A baseline country assessment on human rights and mining can serve as a starting point to bring together at the provincial level for local dialogue to discuss and address local priorities and concerns. Such dialogue can support implementation of global standards and multistakeholder initiatives such as the Extractives Industries Transparency Initiative, the Voluntary Principles on Security and Human Rights, and ICoCA, the Swiss-based Association for Responsible Private Security, whose board I am on as a civil society member and which has many mining companies as Observer members.  

In my career, I have had the advantage of having worked in government, for the UK, in the private sector – for Rio Tinto - and now in civil society.
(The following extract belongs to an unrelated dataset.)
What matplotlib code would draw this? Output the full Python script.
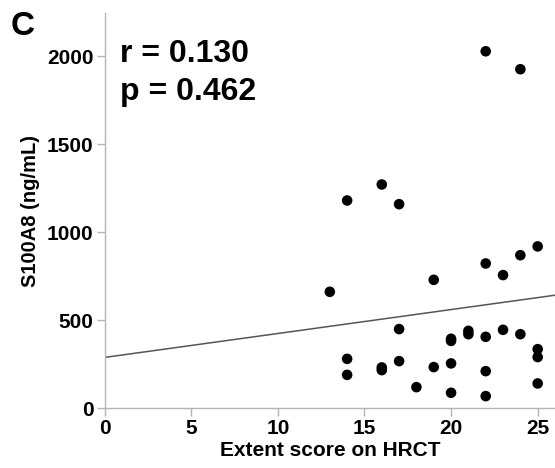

That apparently makes me a ‘tri-sector athlete’, a phrase I learned from Dominic Barton in his McKinsey days, although I recently discovered that Dominic borrowed it from distinguished Harvard political scientist, Professor Joseph Nye, who also coined the term ‘soft power’.  

Understanding – but preferably experiencing first-hand - what others think, their motivations, and what they can and can’t do, is essential for an effective dialogue between government, business and civil society.  

During my three months in a Myanmar jail, I finally had time to read Dale Carnegie’s 1936 book ‘How to Win Friends and Influence People’.  Its main messages are:

1. Treat other people with respect

2. Influence through empathy, not force

3. Be genuinely interested in what others care about

It is obvious that such an empathetic approach  and localised dialogue is what is needed to achieve positive results for mine-site communities and workers in the supply chain. I encourage this Forum to work towards this. Thank you.